Et de conclure enfin ce Prologue poétique : « Grands ou petits, rayonnants ou ternes, laids ou jolis, carrés ou ronds, longs ou courts, peu importe, nous sommes tous ces mêmes étoiles qui sont descendues, qui sait quand, de cette très lointaine mer nocturne et qui viennent du même pays natal»…
Je notes ces phrases en pensant à nos parents qui nous ont quittés et aux enfants qui nous sont venus. Je ne sais pas, à l’instant, si l’étoile de ma vie qu’à été Lady L. s’est éteinte dans le ciel pendant ma lecture ou si elle se réveillera après avoir été opérée du cœur, à tout instant le chirurgien qui s’est battu avec elle contre le Monstre pourrait interrompre ma lecture, mais celle-ci, mystérieusement, oriente tout à coup ce que nous sommes en train de vivre de façon nouvelle, sous la mer des étoiles ou les proportions de chacun retrouvent leur modeste mesure...
Et de fait, à 15hh 38 m’arrive enfin la nouvelle tant attendue par la voix du Dr Niklaus, chirurgien au CHUV, qui m’apprend que l’opération s’est relativement bien déroulée, marquée au début par un arrêt du cœur vite contrôlé, qui a nécessité l’insertion d’un pacemaker après l’ablation da la tumeur et la reconstruction de l’oreillette, comme il nous l’avait décrit et sans les mauvaises surprises qu’il redoutait.

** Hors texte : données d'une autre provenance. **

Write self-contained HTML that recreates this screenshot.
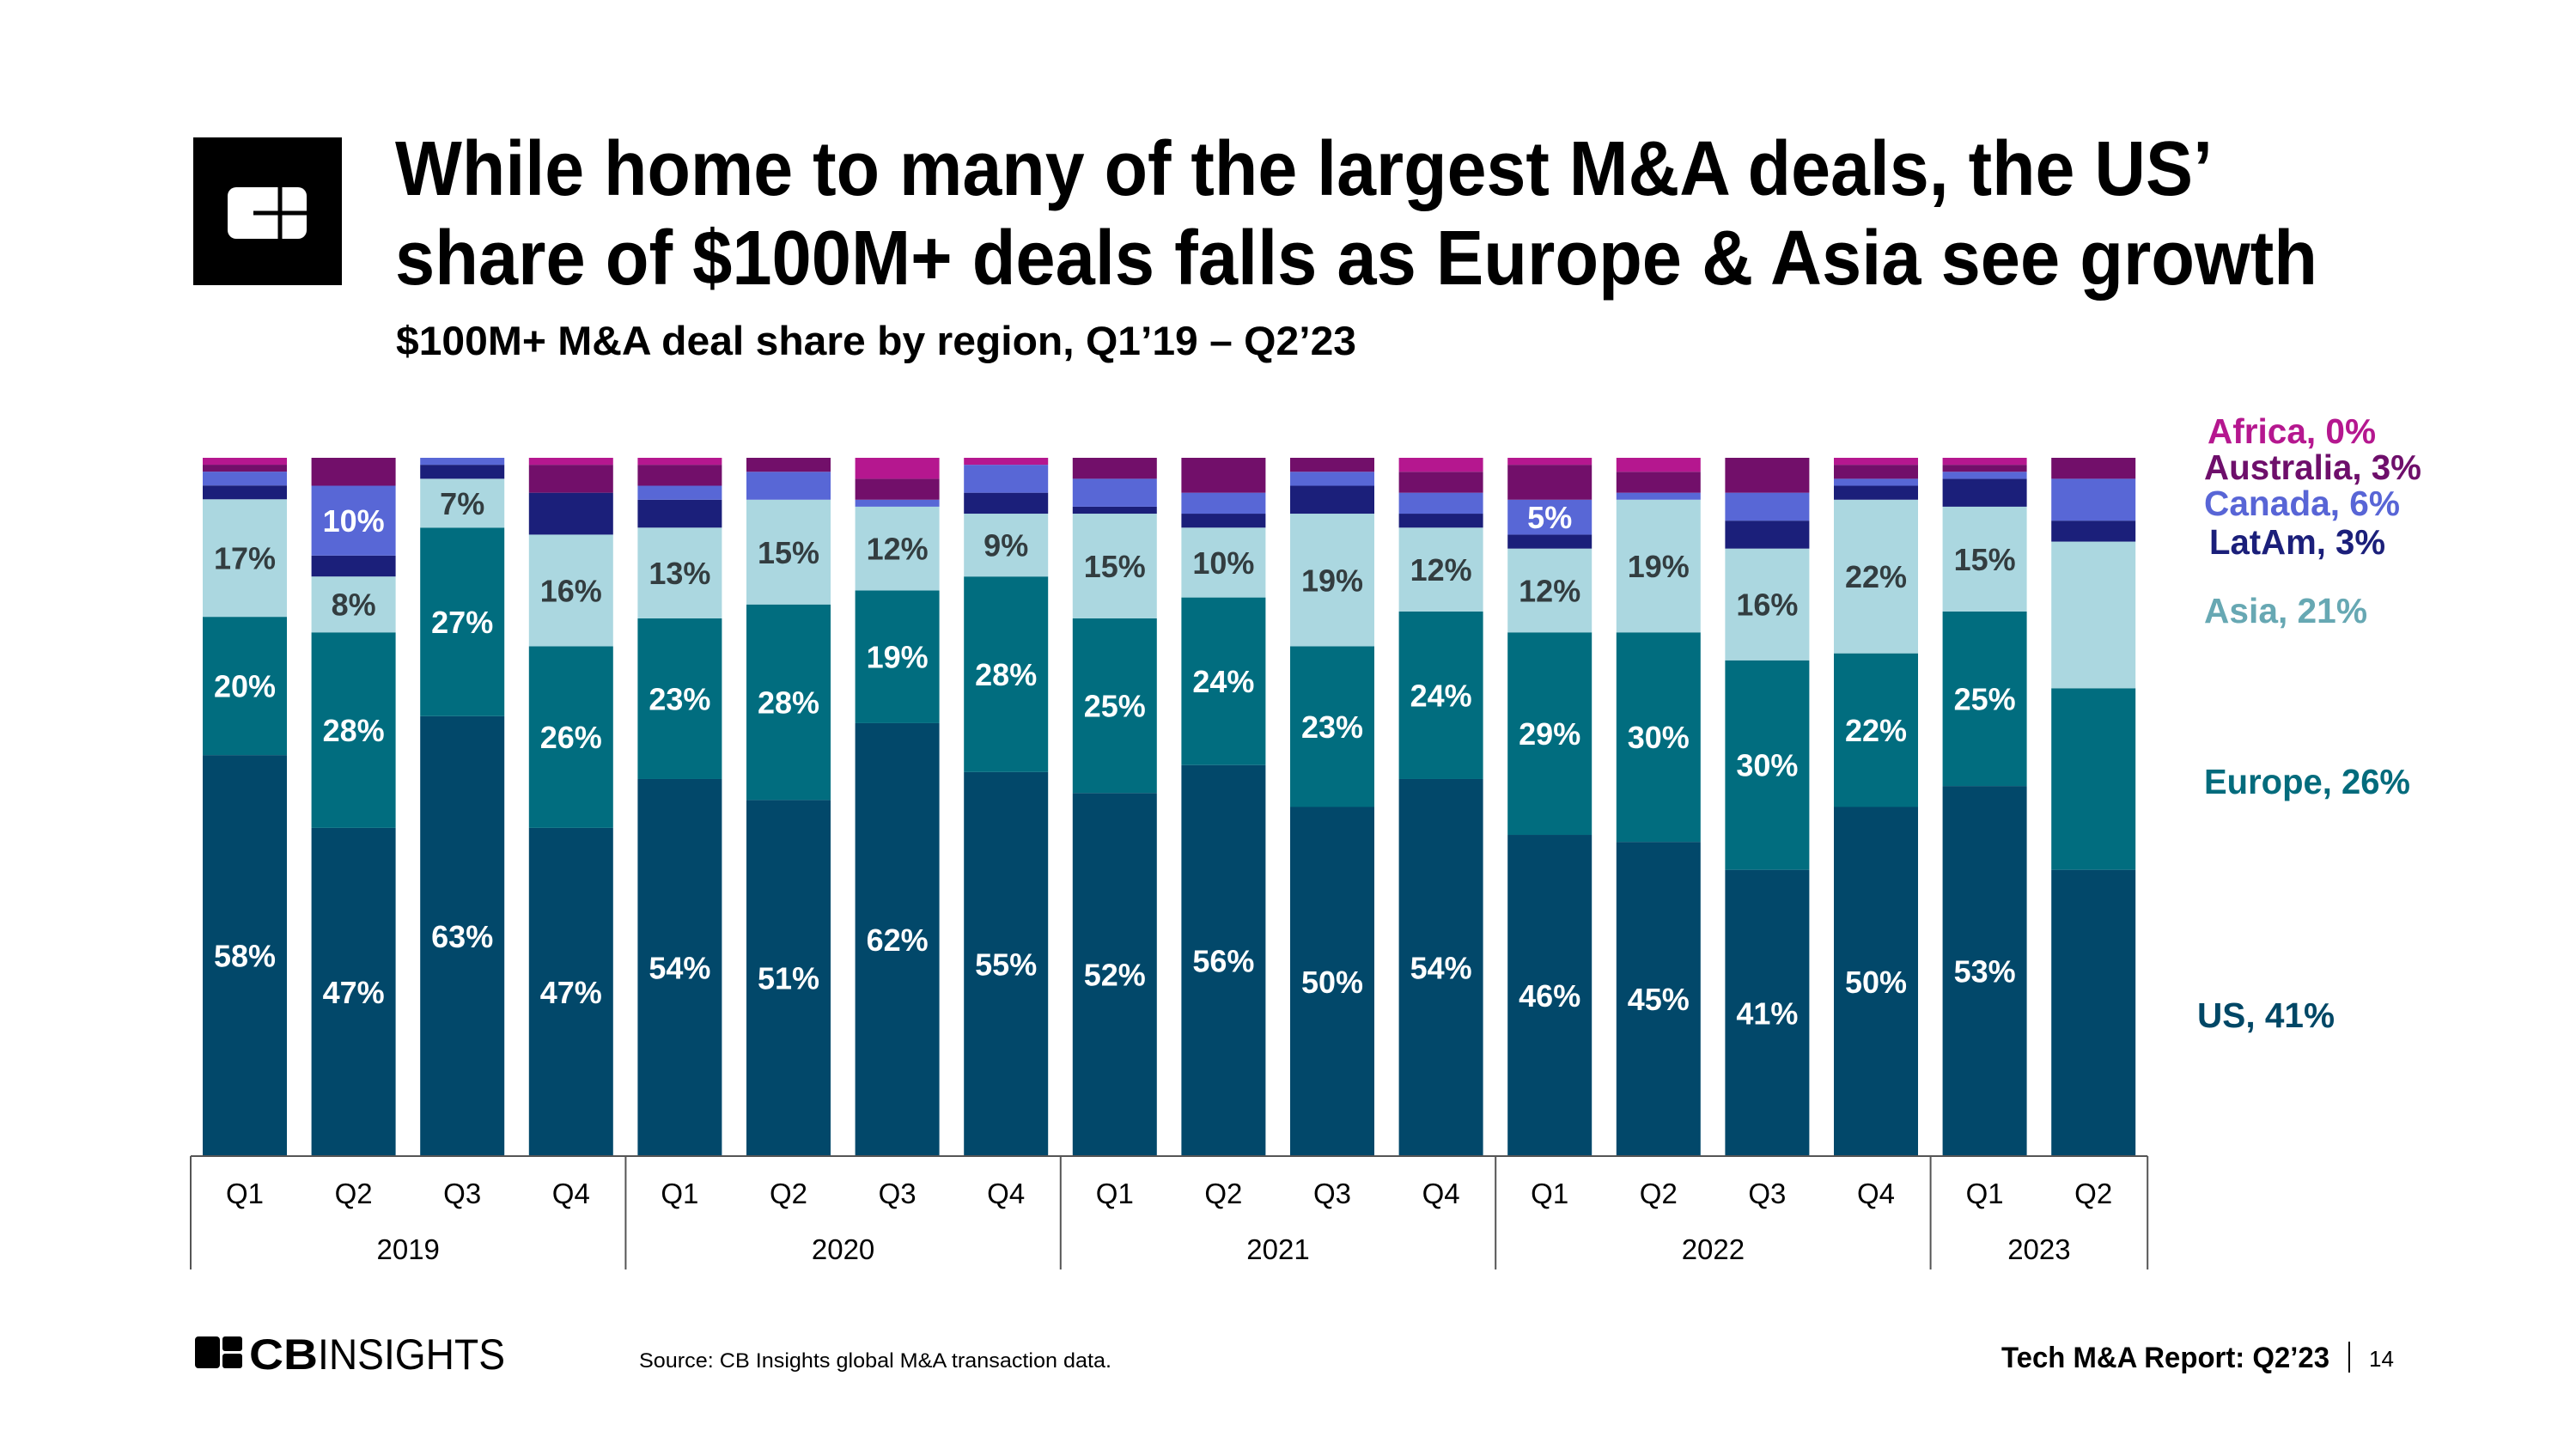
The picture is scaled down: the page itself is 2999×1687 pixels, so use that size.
<!DOCTYPE html>
<html><head><meta charset="utf-8"><style>
html,body{margin:0;padding:0;background:#fff;}
svg{display:block;font-family:"Liberation Sans",sans-serif;}
</style></head><body>
<svg id="chart" width="2999" height="1687" viewBox="0 0 2999 1687">
<g>
<rect x="225" y="160" width="173" height="172" fill="#000"/>
<rect x="265" y="218" width="92" height="60" rx="10" fill="#fff"/>
<line x1="326" y1="218" x2="326" y2="278" stroke="#000" stroke-width="5"/>
<line x1="295" y1="248" x2="357" y2="248" stroke="#000" stroke-width="5"/>
<text x="460" y="227" font-size="90" font-weight="bold" textLength="2116" lengthAdjust="spacingAndGlyphs">While home to many of the largest M&amp;A deals, the US’</text>
<text x="460" y="331" font-size="90" font-weight="bold" textLength="2238" lengthAdjust="spacingAndGlyphs">share of $100M+ deals falls as Europe &amp; Asia see growth</text>
<text x="461" y="413" font-size="47" font-weight="bold" textLength="1118" lengthAdjust="spacingAndGlyphs">$100M+ M&amp;A deal share by region, Q1’19 – Q2’23</text>
</g>
<g id="bars"></g>
<g id="axis"></g>
<g id="legend"></g>
<g>
<rect x="227" y="1556" width="29" height="37" rx="4" fill="#000"/>
<rect x="259" y="1556" width="23" height="17" rx="3" fill="#000"/>
<rect x="259" y="1576" width="23" height="17" rx="3" fill="#000"/>
<text x="290" y="1594" font-size="50" font-weight="bold" textLength="80" lengthAdjust="spacingAndGlyphs">CB</text>
<text x="370" y="1594" font-size="50" textLength="218" lengthAdjust="spacingAndGlyphs">INSIGHTS</text>
<text x="744" y="1592" font-size="24" textLength="550" lengthAdjust="spacingAndGlyphs">Source: CB Insights global M&amp;A transaction data.</text>
<text x="2712" y="1592" font-size="34" font-weight="bold" text-anchor="end" textLength="382" lengthAdjust="spacingAndGlyphs">Tech M&amp;A Report: Q2’23</text>
<line x1="2735" y1="1562" x2="2735" y2="1598" stroke="#000" stroke-width="2"/>
<text x="2758" y="1591" font-size="26">14</text>
</g>
</svg>
<script>
const categories=["Q1","Q2","Q3","Q4","Q1","Q2","Q3","Q4","Q1","Q2","Q3","Q4","Q1","Q2","Q3","Q4","Q1","Q2"];
const years=["2019","2020","2021","2022","2023"];
const yearCounts=[4,4,4,4,2];
const us=[58,47,63,47,54,51,62,55,52,56,50,54,46,45,41,50,53,41];
const europe=[20,28,27,26,23,28,19,28,25,24,23,24,29,30,30,22,25,26];
const asia=[17,8,7,16,13,15,12,9,15,10,19,12,12,19,16,22,15,21];
const latam=[2,3,2,6,4,0,0,3,1,2,4,2,2,0,4,2,4,3];
const canada=[2,10,1,0,2,4,1,4,4,3,2,3,5,1,4,1,1,6];
const australia=[1,4,0,4,3,2,3,0,3,5,2,3,5,3,5,2,1,3];
const africa=[1,0,0,1,1,0,3,1,0,0,0,2,1,2,0,1,1,0];
const seriesNames=["US","Europe","Asia","LatAm","Canada","Australia","Africa"];
const NS="http://www.w3.org/2000/svg";
const series=[us,europe,asia,latam,canada,australia,africa];
const fills=["#02486a","#016d7f","#abd7e0","#1b1f7a","#5867d6","#720f6a","#b5178f"];
const legendColors=["#004766","#036b7c","#67a8b3","#1b1f7a","#5865d6","#6e0f6b","#b5178f"];
const labelColors=["#fff","#fff","#333d40",null,"#fff",null,null];
const plotTop=533,plotBottom=1346,x0=236,pitch=126.6,bw=98,axisLeft=222;
function xPos(i){return x0+i*pitch;}
function yScale(frac){return plotBottom-frac*(plotBottom-plotTop);}
const gb=document.getElementById('bars');
function mk(tag,attrs,parent){const e=document.createElementNS(NS,tag);for(const k in attrs)e.setAttribute(k,attrs[k]);parent.appendChild(e);return e;}
categories.forEach((c,i)=>{
  let total=0;series.forEach(s=>total+=s[i]);
  let cum=0;
  series.forEach((s,k)=>{
    const v=s[i];if(v<=0)return;
    const y1=yScale(cum/total),y2=yScale((cum+v)/total);
    const r=mk('rect',{x:xPos(i),y:y2,width:bw,height:y1-y2,fill:fills[k]},gb);
    
    
    const isLast=i===categories.length-1;
    const showLabel=!isLast&&(k<3||(k===4&&v>=5));
    if(showLabel){
      const t=mk('text',{x:xPos(i)+bw/2,y:(y1+y2)/2+13,'font-size':36,'font-weight':'bold','text-anchor':'middle',fill:labelColors[k]},gb);
      t.textContent=v+'%';
      
      
    }
    cum+=v;
  });
});
const ga=document.getElementById('axis');
const axisRight=xPos(categories.length-1)+bw+14;
const al=mk('line',{x1:axisLeft,y1:plotBottom,x2:axisRight,y2:plotBottom,stroke:'#555',"stroke-width":2},ga);


categories.forEach((c,i)=>{
  const t=mk('text',{x:xPos(i)+bw/2,y:1401,'font-size':33,'text-anchor':'middle',fill:'#000'},ga);
  t.textContent=c;
  
  
});
let idx=0;
years.forEach((yr,j)=>{
  const left=j===0?axisLeft:xPos(idx)-14;
  const endIdx=idx+yearCounts[j];
  const right=endIdx>=categories.length?axisRight:xPos(endIdx)-14;
  const l=mk('line',{x1:left,y1:plotBottom,x2:left,y2:1478,stroke:'#555','stroke-width':2},ga);
  
  
  if(endIdx>=categories.length){const l2=mk('line',{x1:right,y1:plotBottom,x2:right,y2:1478,stroke:'#555','stroke-width':2},ga);
  
  }
  const t=mk('text',{x:(left+right)/2,y:1466,'font-size':33,'text-anchor':'middle',fill:'#000'},ga);
  t.textContent=yr;
  
  
  idx=endIdx;
});
const gl=document.getElementById('legend');
const legendY=[1196,924,725,645,600,558,516];
const legendX=[2558,2566,2566,2572,2566,2566,2570];
const legendW=[160,240,190,205,228,253,196];
series.forEach((s,k)=>{
  const t=mk('text',{x:legendX[k],y:legendY[k],'font-size':41,'font-weight':'bold',fill:legendColors[k],textLength:legendW[k],lengthAdjust:'spacingAndGlyphs'},gl);
  t.textContent=seriesNames[k]+', '+s[s.length-1]+'%';
  
  
});
</script>
</body></html>
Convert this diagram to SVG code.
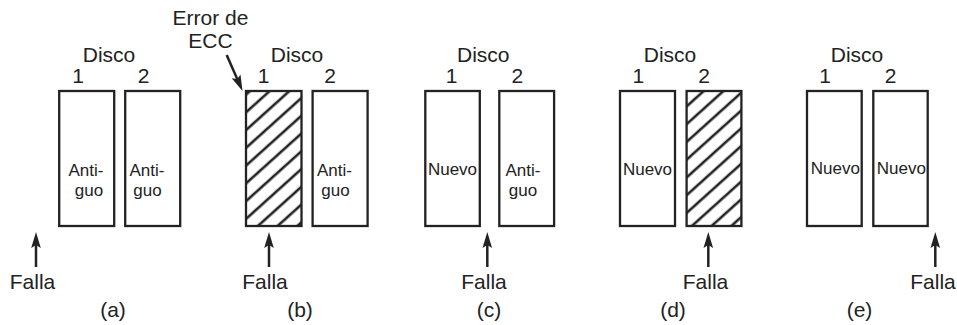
<svg xmlns="http://www.w3.org/2000/svg" width="957" height="325" viewBox="0 0 957 325">
<style>
text{font-family:"Liberation Sans",Arial,sans-serif;fill:#222;text-anchor:middle}
.lb{font-size:21px}
.in{font-size:17px}
.box{fill:#fff;stroke:#222;stroke-width:2.3}
.hat{fill:url(#hatch);stroke:#222;stroke-width:2.3}
.arr{stroke:#222;stroke-width:2.5;fill:none;marker-end:url(#ah)}
</style>
<defs>
<pattern id="hatch" patternUnits="userSpaceOnUse" width="40" height="13.2" patternTransform="rotate(-42)">
<rect width="40" height="13.2" fill="#fff"/>
<line x1="0" y1="10.5" x2="40" y2="10.5" stroke="#222" stroke-width="2.4"/>
</pattern>
<marker id="ah" markerUnits="userSpaceOnUse" markerWidth="16" markerHeight="12" refX="5" refY="6" orient="auto">
<path d="M0,1.2 L16,6 L0,10.8 L3,6 Z" fill="#222"/>
</marker>
</defs>

<g id="panel-a">
<text class="lb" x="109" y="62">Disco</text>
<text class="lb" x="78" y="83">1</text>
<text class="lb" x="143.5" y="83">2</text>
<g id="a-disk1"><rect class="box" x="59.2" y="91" width="55" height="135"/><text class="in" x="86" y="176">Anti-</text><text class="in" x="89" y="196">guo</text></g>
<g id="a-disk2"><rect class="box" x="125.2" y="91" width="55" height="135"/><text class="in" x="147" y="176">Anti-</text><text class="in" x="147.5" y="196">guo</text></g>
<text class="lb" x="32.5" y="289">Falla</text>
<text class="lb" x="113" y="317">(a)</text>
</g>

<g id="panel-b">
<text class="lb" x="210.5" y="25">Error de</text>
<text class="lb" x="210.5" y="48">ECC</text>
<text class="lb" x="297" y="62">Disco</text>
<text class="lb" x="263.5" y="83">1</text>
<text class="lb" x="330" y="83">2</text>
<g id="b-disk1"><rect class="hat" x="246" y="91" width="55.5" height="135"/></g>
<g id="b-disk2"><rect class="box" x="312.6" y="91" width="55" height="135"/><text class="in" x="334.5" y="176">Anti-</text><text class="in" x="335.5" y="196">guo</text></g>
<text class="lb" x="265" y="289">Falla</text>
<text class="lb" x="300" y="317">(b)</text>
</g>

<g id="panel-c">
<text class="lb" x="483.3" y="62">Disco</text>
<text class="lb" x="451.7" y="83">1</text>
<text class="lb" x="517.3" y="83">2</text>
<g id="c-disk1"><rect class="box" x="425.3" y="91" width="54.5" height="135"/><text class="in" x="452.5" y="175">Nuevo</text></g>
<g id="c-disk2"><rect class="box" x="499.3" y="91" width="54.8" height="135"/><text class="in" x="523" y="176">Anti-</text><text class="in" x="523" y="196">guo</text></g>
<text class="lb" x="484" y="289">Falla</text>
<text class="lb" x="489" y="317">(c)</text>
</g>

<g id="panel-d">
<text class="lb" x="670" y="62">Disco</text>
<text class="lb" x="638.3" y="83">1</text>
<text class="lb" x="704" y="83">2</text>
<g id="d-disk1"><rect class="box" x="620" y="91" width="55" height="135"/><text class="in" x="647.5" y="174.5">Nuevo</text></g>
<g id="d-disk2"><rect class="hat" x="686.6" y="91" width="54.8" height="135"/></g>
<text class="lb" x="705.5" y="289">Falla</text>
<text class="lb" x="673" y="317">(d)</text>
</g>

<g id="panel-e">
<text class="lb" x="857" y="62">Disco</text>
<text class="lb" x="825" y="83">1</text>
<text class="lb" x="890.7" y="83">2</text>
<g id="e-disk1"><rect class="box" x="807" y="91" width="54.7" height="135"/><text class="in" x="835.3" y="174">Nuevo</text></g>
<g id="e-disk2"><rect class="box" x="873.3" y="91" width="54.4" height="135"/><text class="in" x="901.3" y="174">Nuevo</text></g>
<text class="lb" x="933" y="289">Falla</text>
<text class="lb" x="859.5" y="317">(e)</text>
</g>

<g id="connectors">
<line class="arr" x1="226.7" y1="55" x2="238.1" y2="80.9"/>
<line class="arr" x1="36" y1="267" x2="36" y2="243"/>
<line class="arr" x1="269" y1="267" x2="269" y2="243"/>
<line class="arr" x1="487.3" y1="267" x2="487.3" y2="243"/>
<line class="arr" x1="708.3" y1="267" x2="708.3" y2="243"/>
<line class="arr" x1="935.3" y1="267" x2="935.3" y2="243"/>
</g>
</svg>
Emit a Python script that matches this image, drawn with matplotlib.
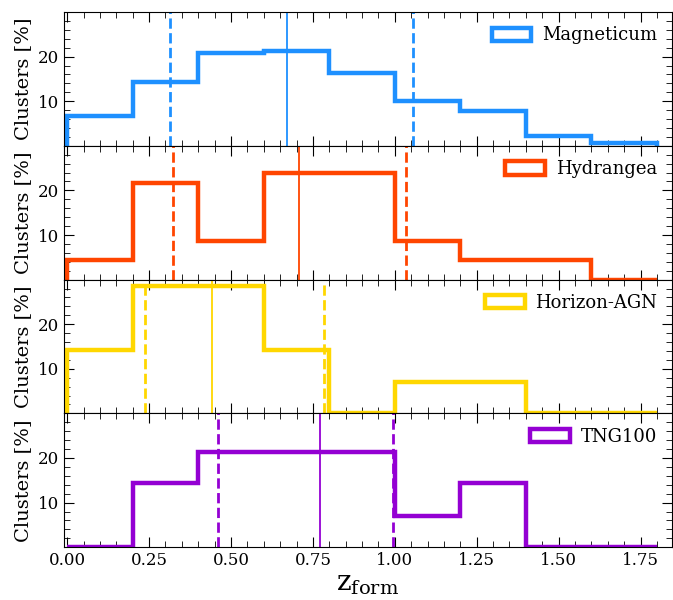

Je lui demande de nombreuses précisions relatives à la suite des traitements oncologiques, mais en mon for intérieur je ne suis que reconnaissance immédiate, mon étoile n’a pas filé dans le ciel des vapes et je lui dis quelque chose comme Doc sei Dank vu que c’est un haut-Valaisan, etc.
Jawohl: mein Liebling wird bis Sonntag auf der Intensiv Station bleiben, doch bin ich endlich so zufrieden, sie lebendig zu wissen, etc.